If we flip a fair coin until we get heads, what is the variance of the number of flips to do this?

My attempt is:

$$E(flips):=Y=1\times P(H)+(1+Y)\times P(T)$$ $$\Rightarrow Y=\frac{1}{2}+\frac{1+Y}{2}$$ $$\Rightarrow Y=2$$ I know this is correct. Now we attempt to compute:

$$E(flips^2):=X=1^2\times P(H)+(\sqrt{X}+1)^2\times P(T)$$

$$\Rightarrow X=\frac{1}{2}+\frac{(\sqrt{X}+1)^2}{2}$$

$$\Rightarrow X=2(2+\sqrt 3)$$

I know the right answer is $E(flips^2)=6$, but I'm not sure how to solve it using this recursive strategy, as the above seemed most natural to me.*

*ie take the expected value $X$, square root it to get the number of flips (not squared), add one, then square it again.

up vote 4 down vote accepted

You are essentially using the Law of Total Expectation; see the accepted answer here for a review: https://math.stackexchange.com/questions/521609/finding-expected-value-with-recursion.
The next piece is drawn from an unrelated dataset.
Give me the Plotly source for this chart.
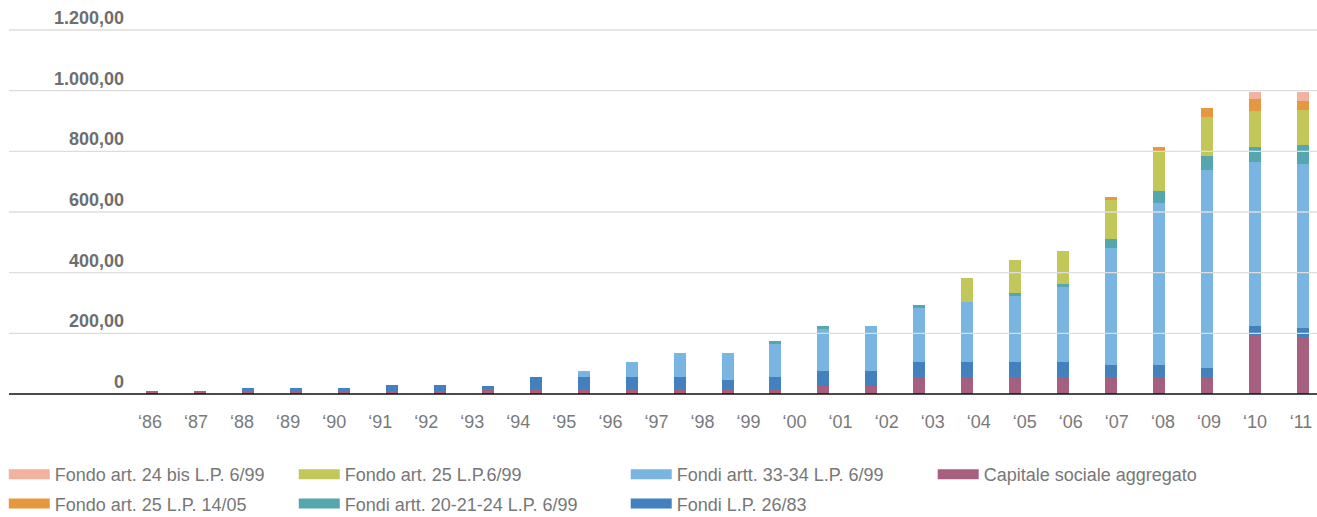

Let $N$ be the number of flips required until the first heads appears, and let $H_1$ be the indicator of a heads on the first flip; i.e. $H_1 = 1$ if the first flip is heads and $H_1 = 0$ if it is tails. We will compute $E(N^2)$ using the Law of Total Expectation: $$E(N^2) = E(E(N^2 | H_1)).$$ The conditional expectation $E(N^2 | H_1)$ is a random variable; in particular it is a function of $H_1$. Let's find its distribution. Conditional on $H_1 = 1$ (i.e. when the first flip is heads), the number of flips until heads appears will of course be one, so $E(N^2 | H_1 = 1) = 1^2$. Conditional on $H_1 = 0$ (when the first flip is tails), the number of flips until heads appears will be one more than in the unconditional case, hence the conditional expectation is $E(N^2 | H_1 = 0) = E((N + 1)^2) = E(N^2) + 2E(N) + 1$. Thus \begin{align} E(N^2) & = E(E(N^2 | H_1)) \\ & = 1^2 \cdot \frac{1}{2} + (E(N^2) + 2E(N) + 1)\cdot 1/2 \\ & = \frac{1}{2} + (E(N^2) + 2(2) + 1)\cdot 1/2. \\ \end{align} Solving the equation, we find that $E(N^2) = 6$ and then $Var(N) = 6 - 2^2 = 2$.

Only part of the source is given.